On Friday morning, the Poets & Storytellers United site, which links up short writings, posted a prompt that provoked a very long and serious answer. The Napowrimo site, which doesn't specify length except in the sense that finishing a poem in one day tends to suggest starting with a short simple idea, posted a prompt that provoked a haiku.
Well, they asked for poems that respond to our own favorite poems, and then they posted a haiku as an example. The one they chose was a different translation than I've memorized of a classic haiku. It brought to mind another classic haiku I've often quoted, also found in a few different translations:
Doing his very best
the snail takes a long time
to climb the mountain.
My understanding is that in Japanese there's an idea that the snail is seen by a poet climbing the mountain as a Buddhist meditation ritual, so who knows whether in some dim unconscious way the snail's little soul is seeking spiritual growth and enlightenment just as the poet is...

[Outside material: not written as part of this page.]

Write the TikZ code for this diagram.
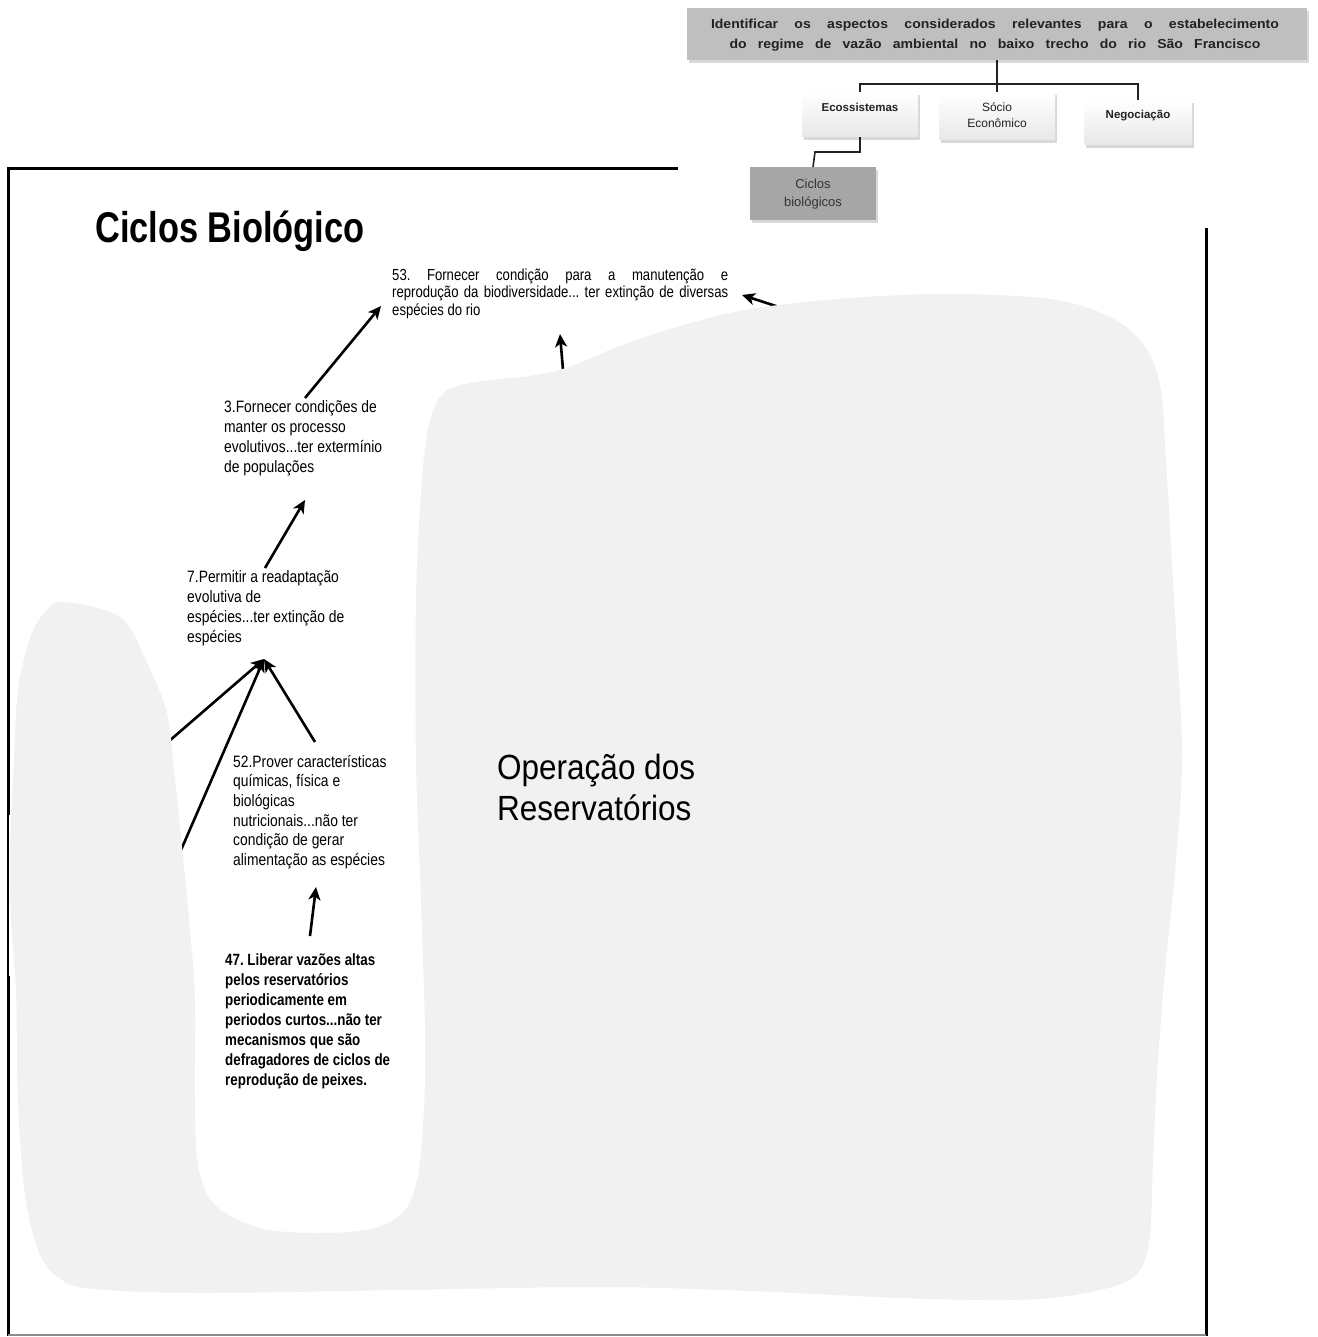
\documentclass[tikz,border=0pt]{standalone}
\usepackage{fontspec}
\setmainfont{Liberation Sans}
\newfontfamily\nf[FakeStretch=0.82]{Liberation Sans}
\newfontfamily\mf[FakeStretch=0.84]{Liberation Sans}
\newfontfamily\tf[FakeStretch=0.8]{Liberation Sans}
\newfontfamily\of[FakeStretch=0.9]{Liberation Sans}
\newfontfamily\wf[FakeStretch=1.08]{Liberation Sans}
\usetikzlibrary{arrows.meta,shadows}
\definecolor{blobgray}{HTML}{F1F1F1}
\definecolor{topgray}{HTML}{BFBFBF}
\definecolor{cicgray}{HTML}{A6A6A6}
\definecolor{inktext}{HTML}{222222}
\frenchspacing
\tikzset{
  arr/.style={line width=2.6pt,-{Stealth[length=13pt,width=12pt,inset=3.5pt]}},
  txt/.style={anchor=base west,inner sep=0pt,align=left,font=\mf\fontsize{16.5}{19.7}\selectfont},
  wbox/.style={draw=none,top color=white,bottom color=black!9,minimum width=116pt,minimum height=45pt,inner sep=0pt,
     drop shadow={shadow xshift=2pt,shadow yshift=-3pt,fill=black!30}},
  lbl/.style={inner sep=0pt,align=center,text=inktext,font=\fontsize{11.5}{15}\selectfont},
  conn/.style={draw=inktext,line width=1.6pt},
  frame/.style={line width=3pt,line cap=rect}
}
\begin{document}
\begin{tikzpicture}[x=1pt,y=-1pt]
\useasboundingbox (0,0) rectangle (1317,1337);
\fill[white] (0,0) rectangle (1317,1337);

% ---------- main frame ----------
\draw[frame] (676,169) -- (8,169) -- (8,813);
\draw[line width=1.3pt] (8,813) -- (8,977);
\draw[frame] (8,977) -- (8,1334);
\draw[frame] (1206,230) -- (1206,1334);
\draw[line width=1.6pt,black!45] (8,1335) -- (1206,1335);

% ---------- arrow end points ----------
\coordinate (a1s) at (305,398); \coordinate (a1e) at (381,306);
\coordinate (a2s) at (563,370); \coordinate (a2e) at (560,334);
\coordinate (a3s) at (785,309); \coordinate (a3e) at (742,295);
\coordinate (a4s) at (265,568); \coordinate (a4e) at (305,500);
\coordinate (hub) at (264,659);
\coordinate (a5s) at (168,742); \coordinate (a6s) at (181,850);
\coordinate (a7s) at (315,742);
\coordinate (a8s) at (310,936); \coordinate (a8e) at (316,887);

\draw[arr] (a1s) -- (a1e);
\draw[arr] (a2s) -- (a2e);
\draw[arr] (a3s) -- (a3e);
\draw[arr] (a4s) -- (a4e);
\draw[arr] (a5s) -- (hub);
\draw[arr] (a6s) -- (hub);
\draw[arr] (a7s) -- (hub);
\draw[arr] (a8s) -- (a8e);

% ---------- gray blob ----------
\fill[blobgray] plot[smooth cycle,tension=0.55] coordinates {
 (63,602) (120,617) (147,663) (167,713) (174,770) (182,847) (190,930) (195,1000)
 (195,1100) (198,1165) (215,1205) (260,1228) (320,1233) (375,1228) (405,1210)
 (418,1175) (424,1110) (425,1030) (421,900) (416,760) (416,600) (422,480) (430,420)
 (445,392) (475,382) (530,376) (566,368) (620,346) (680,326) (750,309) (850,298)
 (950,294) (1050,299) (1108,316) (1143,344) (1160,385) (1166,460) (1174,600)
 (1182,750) (1176,860) (1166,960) (1158,1060) (1153,1160) (1150,1235) (1140,1270)
 (1115,1286) (1060,1297) (1000,1300) (900,1298) (750,1291) (600,1287) (400,1290)
 (200,1293) (95,1289) (62,1280) (40,1255) (25,1195) (18,1100) (16,990) (11,920)
 (10,850) (14,760) (18,690) (30,638) (45,612)
};

% ---------- texts of the map (base anchor = last line) ----------
\node[anchor=base west,inner sep=0pt,font=\tf\bfseries\fontsize{43}{48}\selectfont] (title) at (95,243) {Ciclos Biológico};

\node[txt,font=\nf\fontsize{16}{17}\selectfont] (n53) at (392,315)
 {\makebox[336pt][s]{53. Fornecer condição para a manutenção e}\\
  \makebox[336pt][s]{reprodução da biodiversidade... ter extinção de diversas}\\
  espécies do rio};

\node[txt] (n3) at (224,472) {3.Fornecer condições de\\manter os processo\\evolutivos...ter extermínio\\de populações};

\node[txt] (n7) at (187,642) {7.Permitir a readaptação\\evolutiva de\\espécies...ter extinção de\\espécies};

\node[txt] (n52) at (233,865.5) {52.Prover características\\químicas, física e\\biológicas\\nutricionais...não ter\\condição de gerar\\alimentação as espécies};

\node[txt,font=\nf\bfseries\fontsize{16.3}{20}\selectfont] (n47) at (225,1085)
 {47. Liberar vazões altas\\pelos reservatórios\\periodicamente em\\periodos curtos...não ter\\mecanismos que são\\defragadores de ciclos de\\reprodução de peixes.};

\node[anchor=base west,inner sep=0pt,align=left,font=\of\fontsize{35}{41}\selectfont] (op) at (497,820) {Operação dos\\Reservatórios};

% ---------- inset: hierarchy ----------
\node[draw=none,fill=topgray,minimum width=620pt,minimum height=52pt,inner sep=0pt,
      drop shadow={shadow xshift=2pt,shadow yshift=-3pt,fill=black!30}] (top) at (997,34) {};
\node[lbl,font=\wf\bfseries\fontsize{13}{19.5}\selectfont] (topT) at (995,35)
 {\makebox[568pt][s]{Identificar os aspectos considerados relevantes para o estabelecimento}\\
  \makebox[531pt][s]{do regime de vazão ambiental no baixo trecho do rio São Francisco}};

\node[wbox] (eco) at (860,114.5) {};
\node[wbox,minimum height=48pt] (soc) at (997,116) {};
\node[wbox,minimum width=108pt] (neg) at (1138,122.5) {};
\node[draw=none,fill=cicgray,minimum width=126pt,minimum height=53pt,inner sep=0pt,
      drop shadow={shadow xshift=2pt,shadow yshift=-3pt,fill=black!30}] (cic) at (813,193.5) {};

\node[lbl,font=\bfseries\fontsize{11.5}{15}\selectfont] (ecoT) at (860,107) {Ecossistemas};
\node[lbl,font=\fontsize{12}{16}\selectfont] (socT) at (997,115) {Sócio\\Econômico};
\node[lbl,font=\bfseries\fontsize{11.5}{15}\selectfont] (negT) at (1138,116) {Negociação};
\node[lbl,text=black!80,font=\fontsize{13}{18}\selectfont] (cicT) at (813,194) {Ciclos\\biológicos};

\coordinate (bar) at (997,84);
\coordinate (ecm) at (815,152);
\draw[conn,line width=2.6pt] (top.south) -- (bar);
\draw[conn] (bar) -- (soc.north);
\draw[conn] (eco.north) |- (bar) -| (neg.north);
\draw[conn] (eco.south) |- (ecm) -- (cic.north);
\end{tikzpicture}
\end{document}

[Image from https://matsuobashohaiku.home.blog/2022/11/28/mt-fuji/ , which also has the Japanese words as written, a phonetic transcription, and a classic Japanese painting. I think the picture may be computer-generated; this is not a science post.]
In English the words are the sort of thing that come to mind when things just aren't working at the speed people reasonably expect and want them to work. Most especially a old laptop computer I treasured, as a gift from a friend, even as the version of Opera it could still run was locked out of more and more web sites...I called it the Sickly Snail. It was slow, but it always seemed to be doing its very best.
Nevertheless.
If the snail lives to
reach the summit, cheers! if not,
he had a good climb.
If you think of the snail in the same way I do, I suppose you might call this haiku a summary of the long poem that should appear here tomorrow morning.